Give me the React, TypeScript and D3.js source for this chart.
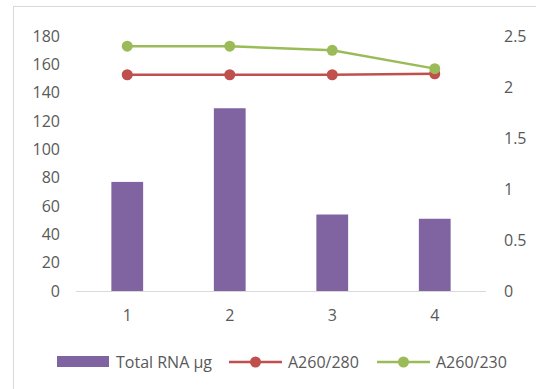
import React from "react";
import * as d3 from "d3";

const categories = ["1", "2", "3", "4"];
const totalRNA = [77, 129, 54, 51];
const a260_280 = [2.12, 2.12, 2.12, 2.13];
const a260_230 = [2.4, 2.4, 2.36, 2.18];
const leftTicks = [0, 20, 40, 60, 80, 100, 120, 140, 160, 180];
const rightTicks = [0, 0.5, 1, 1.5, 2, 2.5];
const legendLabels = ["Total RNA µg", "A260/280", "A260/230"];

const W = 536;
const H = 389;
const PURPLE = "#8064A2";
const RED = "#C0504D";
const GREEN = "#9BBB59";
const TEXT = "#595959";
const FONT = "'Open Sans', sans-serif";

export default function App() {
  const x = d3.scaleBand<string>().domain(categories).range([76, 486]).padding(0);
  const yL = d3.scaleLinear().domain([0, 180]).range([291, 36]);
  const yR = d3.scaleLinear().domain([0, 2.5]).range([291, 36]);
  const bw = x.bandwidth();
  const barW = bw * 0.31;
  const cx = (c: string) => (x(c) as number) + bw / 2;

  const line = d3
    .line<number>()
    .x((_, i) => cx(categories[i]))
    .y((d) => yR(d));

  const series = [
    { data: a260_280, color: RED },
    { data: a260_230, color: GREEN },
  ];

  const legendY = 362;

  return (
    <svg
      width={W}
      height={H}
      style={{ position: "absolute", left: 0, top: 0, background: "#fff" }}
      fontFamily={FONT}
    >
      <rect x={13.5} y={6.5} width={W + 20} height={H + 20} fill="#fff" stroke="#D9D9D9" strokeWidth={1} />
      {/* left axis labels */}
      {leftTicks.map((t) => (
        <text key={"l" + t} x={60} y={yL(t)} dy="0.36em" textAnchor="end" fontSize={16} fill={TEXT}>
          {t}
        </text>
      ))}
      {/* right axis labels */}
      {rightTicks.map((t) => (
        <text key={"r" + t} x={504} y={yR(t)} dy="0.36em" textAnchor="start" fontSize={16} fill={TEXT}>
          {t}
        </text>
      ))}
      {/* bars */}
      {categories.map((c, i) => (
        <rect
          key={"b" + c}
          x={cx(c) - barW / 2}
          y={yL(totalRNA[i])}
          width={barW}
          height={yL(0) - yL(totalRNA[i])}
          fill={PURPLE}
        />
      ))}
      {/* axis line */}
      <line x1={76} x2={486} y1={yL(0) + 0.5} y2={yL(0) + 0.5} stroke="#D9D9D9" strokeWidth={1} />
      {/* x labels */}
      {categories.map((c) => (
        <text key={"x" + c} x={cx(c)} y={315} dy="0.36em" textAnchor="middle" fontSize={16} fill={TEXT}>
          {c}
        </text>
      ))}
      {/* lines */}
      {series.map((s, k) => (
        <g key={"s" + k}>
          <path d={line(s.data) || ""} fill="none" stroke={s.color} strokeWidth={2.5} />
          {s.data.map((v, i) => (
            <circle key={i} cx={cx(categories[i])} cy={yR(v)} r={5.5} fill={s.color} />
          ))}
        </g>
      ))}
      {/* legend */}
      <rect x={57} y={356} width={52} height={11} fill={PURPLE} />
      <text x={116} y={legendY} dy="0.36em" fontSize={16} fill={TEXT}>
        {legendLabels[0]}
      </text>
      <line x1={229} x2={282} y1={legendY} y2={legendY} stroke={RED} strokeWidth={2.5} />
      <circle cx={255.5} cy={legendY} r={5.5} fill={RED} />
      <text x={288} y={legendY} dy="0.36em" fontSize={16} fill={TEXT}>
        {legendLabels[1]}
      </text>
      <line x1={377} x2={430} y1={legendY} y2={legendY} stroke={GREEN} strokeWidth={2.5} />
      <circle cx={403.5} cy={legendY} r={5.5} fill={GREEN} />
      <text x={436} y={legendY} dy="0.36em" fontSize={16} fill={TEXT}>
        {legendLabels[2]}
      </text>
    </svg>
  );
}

----

» **Problem to solve**
Take the data above and repeat it exactly, leaving each picture out.

» **Exercise answer**
Give me the React, TypeScript and D3.js source for this chart.
import React from "react";
import * as d3 from "d3";

const categories = ["1", "2", "3", "4"];
const totalRNA = [77, 129, 54, 51];
const a260_280 = [2.12, 2.12, 2.12, 2.13];
const a260_230 = [2.4, 2.4, 2.36, 2.18];
const leftTicks = [0, 20, 40, 60, 80, 100, 120, 140, 160, 180];
const rightTicks = [0, 0.5, 1, 1.5, 2, 2.5];
const legendLabels = ["Total RNA µg", "A260/280", "A260/230"];

const W = 536;
const H = 389;
const PURPLE = "#8064A2";
const RED = "#C0504D";
const GREEN = "#9BBB59";
const TEXT = "#595959";
const FONT = "'Open Sans', sans-serif";

export default function App() {
  const x = d3.scaleBand<string>().domain(categories).range([76, 486]).padding(0);
  const yL = d3.scaleLinear().domain([0, 180]).range([291, 36]);
  const yR = d3.scaleLinear().domain([0, 2.5]).range([291, 36]);
  const bw = x.bandwidth();
  const barW = bw * 0.31;
  const cx = (c: string) => (x(c) as number) + bw / 2;

  const line = d3
    .line<number>()
    .x((_, i) => cx(categories[i]))
    .y((d) => yR(d));

  const series = [
    { data: a260_280, color: RED },
    { data: a260_230, color: GREEN },
  ];

  const legendY = 362;

  return (
    <svg
      width={W}
      height={H}
      style={{ position: "absolute", left: 0, top: 0, background: "#fff" }}
      fontFamily={FONT}
    >
      <rect x={13.5} y={6.5} width={W + 20} height={H + 20} fill="#fff" stroke="#D9D9D9" strokeWidth={1} />
      {/* left axis labels */}
      {leftTicks.map((t) => (
        <text key={"l" + t} x={60} y={yL(t)} dy="0.36em" textAnchor="end" fontSize={16} fill={TEXT}>
          {t}
        </text>
      ))}
      {/* right axis labels */}
      {rightTicks.map((t) => (
        <text key={"r" + t} x={504} y={yR(t)} dy="0.36em" textAnchor="start" fontSize={16} fill={TEXT}>
          {t}
        </text>
      ))}
      {/* bars */}
      {categories.map((c, i) => (
        <rect
          key={"b" + c}
          x={cx(c) - barW / 2}
          y={yL(totalRNA[i])}
          width={barW}
          height={yL(0) - yL(totalRNA[i])}
          fill={PURPLE}
        />
      ))}
      {/* axis line */}
      <line x1={76} x2={486} y1={yL(0) + 0.5} y2={yL(0) + 0.5} stroke="#D9D9D9" strokeWidth={1} />
      {/* x labels */}
      {categories.map((c) => (
        <text key={"x" + c} x={cx(c)} y={315} dy="0.36em" textAnchor="middle" fontSize={16} fill={TEXT}>
          {c}
        </text>
      ))}
      {/* lines */}
      {series.map((s, k) => (
        <g key={"s" + k}>
          <path d={line(s.data) || ""} fill="none" stroke={s.color} strokeWidth={2.5} />
          {s.data.map((v, i) => (
            <circle key={i} cx={cx(categories[i])} cy={yR(v)} r={5.5} fill={s.color} />
          ))}
        </g>
      ))}
      {/* legend */}
      <rect x={57} y={356} width={52} height={11} fill={PURPLE} />
      <text x={116} y={legendY} dy="0.36em" fontSize={16} fill={TEXT}>
        {legendLabels[0]}
      </text>
      <line x1={229} x2={282} y1={legendY} y2={legendY} stroke={RED} strokeWidth={2.5} />
      <circle cx={255.5} cy={legendY} r={5.5} fill={RED} />
      <text x={288} y={legendY} dy="0.36em" fontSize={16} fill={TEXT}>
        {legendLabels[1]}
      </text>
      <line x1={377} x2={430} y1={legendY} y2={legendY} stroke={GREEN} strokeWidth={2.5} />
      <circle cx={403.5} cy={legendY} r={5.5} fill={GREEN} />
      <text x={436} y={legendY} dy="0.36em" fontSize={16} fill={TEXT}>
        {legendLabels[2]}
      </text>
    </svg>
  );
}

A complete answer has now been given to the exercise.